Output the lines exactly, from the one where "Give me the" appears through the one where "const yTicks = [0];" appears. Images are left out.

⁂

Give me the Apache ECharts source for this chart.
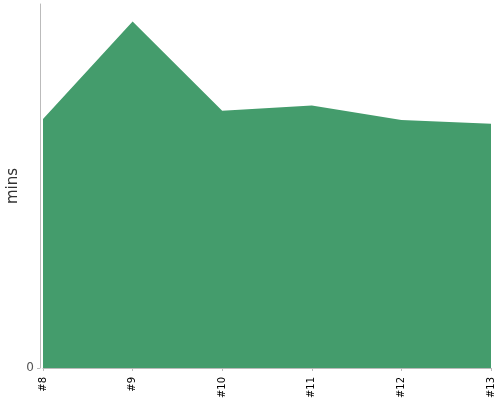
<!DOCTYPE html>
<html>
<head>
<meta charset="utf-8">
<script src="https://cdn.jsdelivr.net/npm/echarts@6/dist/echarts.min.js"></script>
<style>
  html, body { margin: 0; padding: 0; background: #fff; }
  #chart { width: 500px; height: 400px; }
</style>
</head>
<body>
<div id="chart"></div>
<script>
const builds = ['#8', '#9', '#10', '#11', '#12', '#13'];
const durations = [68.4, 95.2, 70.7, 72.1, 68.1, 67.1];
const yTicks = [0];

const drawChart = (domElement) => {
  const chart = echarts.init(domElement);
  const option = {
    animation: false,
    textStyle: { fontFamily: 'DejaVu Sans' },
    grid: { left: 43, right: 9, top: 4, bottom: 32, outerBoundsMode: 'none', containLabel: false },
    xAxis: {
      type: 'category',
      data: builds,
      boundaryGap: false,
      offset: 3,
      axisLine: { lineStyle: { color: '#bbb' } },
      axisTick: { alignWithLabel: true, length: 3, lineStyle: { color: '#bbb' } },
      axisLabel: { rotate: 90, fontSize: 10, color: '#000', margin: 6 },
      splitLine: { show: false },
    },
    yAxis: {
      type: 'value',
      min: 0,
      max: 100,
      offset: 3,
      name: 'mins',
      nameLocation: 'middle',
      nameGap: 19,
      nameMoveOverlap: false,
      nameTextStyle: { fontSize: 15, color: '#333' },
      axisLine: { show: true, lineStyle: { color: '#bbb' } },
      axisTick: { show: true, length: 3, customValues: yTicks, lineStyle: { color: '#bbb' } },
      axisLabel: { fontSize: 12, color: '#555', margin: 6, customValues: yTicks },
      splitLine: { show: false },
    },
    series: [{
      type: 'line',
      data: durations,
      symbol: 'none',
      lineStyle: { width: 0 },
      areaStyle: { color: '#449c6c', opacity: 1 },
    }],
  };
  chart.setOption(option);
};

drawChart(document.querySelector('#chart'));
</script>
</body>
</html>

⁂

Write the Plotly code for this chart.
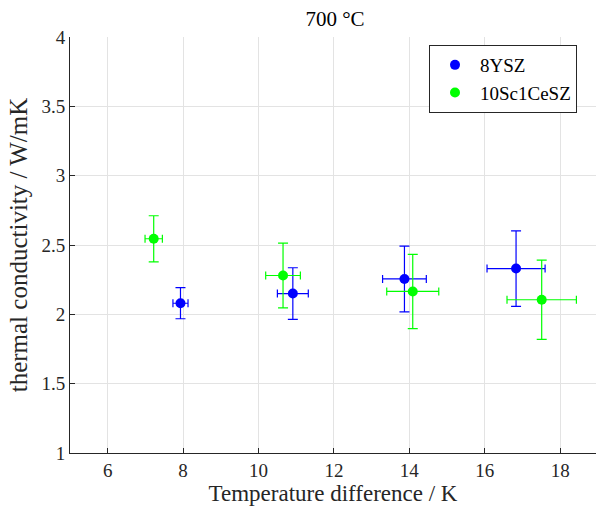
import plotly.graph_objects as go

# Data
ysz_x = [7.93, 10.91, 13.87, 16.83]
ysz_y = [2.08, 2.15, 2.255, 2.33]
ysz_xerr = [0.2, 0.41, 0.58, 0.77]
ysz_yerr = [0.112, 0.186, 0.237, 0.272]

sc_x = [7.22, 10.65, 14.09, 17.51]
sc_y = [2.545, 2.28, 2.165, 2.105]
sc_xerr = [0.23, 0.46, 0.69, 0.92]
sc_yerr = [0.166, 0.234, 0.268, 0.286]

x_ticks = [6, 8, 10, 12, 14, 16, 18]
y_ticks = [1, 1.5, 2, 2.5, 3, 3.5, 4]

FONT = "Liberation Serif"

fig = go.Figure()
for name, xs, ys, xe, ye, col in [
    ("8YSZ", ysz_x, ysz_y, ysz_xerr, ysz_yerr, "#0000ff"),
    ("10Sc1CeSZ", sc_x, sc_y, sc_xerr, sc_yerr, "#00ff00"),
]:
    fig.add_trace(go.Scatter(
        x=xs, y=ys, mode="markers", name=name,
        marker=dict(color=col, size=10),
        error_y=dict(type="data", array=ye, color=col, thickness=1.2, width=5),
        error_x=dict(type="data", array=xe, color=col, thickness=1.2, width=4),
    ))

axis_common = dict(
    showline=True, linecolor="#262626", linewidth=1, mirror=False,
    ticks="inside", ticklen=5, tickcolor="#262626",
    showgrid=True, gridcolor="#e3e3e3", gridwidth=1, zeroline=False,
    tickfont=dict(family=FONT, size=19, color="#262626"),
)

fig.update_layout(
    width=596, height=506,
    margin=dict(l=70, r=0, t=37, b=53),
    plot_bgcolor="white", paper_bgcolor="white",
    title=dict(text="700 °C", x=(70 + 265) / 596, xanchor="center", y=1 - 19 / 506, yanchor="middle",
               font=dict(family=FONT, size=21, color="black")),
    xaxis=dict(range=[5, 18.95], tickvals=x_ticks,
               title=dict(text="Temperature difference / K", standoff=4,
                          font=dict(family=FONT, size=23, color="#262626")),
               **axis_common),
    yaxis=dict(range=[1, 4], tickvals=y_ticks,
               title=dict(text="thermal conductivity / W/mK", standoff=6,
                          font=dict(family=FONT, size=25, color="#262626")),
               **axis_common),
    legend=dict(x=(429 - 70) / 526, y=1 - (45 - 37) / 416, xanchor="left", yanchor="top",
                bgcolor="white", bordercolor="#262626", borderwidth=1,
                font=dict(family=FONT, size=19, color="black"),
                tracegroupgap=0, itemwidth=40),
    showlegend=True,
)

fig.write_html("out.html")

⁂

— Written solution —
Give me the Apache ECharts source for this chart.
<!DOCTYPE html>
<html>
<head>
<meta charset="utf-8">
<script src="https://cdn.jsdelivr.net/npm/echarts@6/dist/echarts.min.js"></script>
<style>
  html, body { margin: 0; padding: 0; background: #fff; }
  #chart { width: 500px; height: 400px; }
</style>
</head>
<body>
<div id="chart"></div>
<script>
const builds = ['#8', '#9', '#10', '#11', '#12', '#13'];
const durations = [68.4, 95.2, 70.7, 72.1, 68.1, 67.1];
const yTicks = [0];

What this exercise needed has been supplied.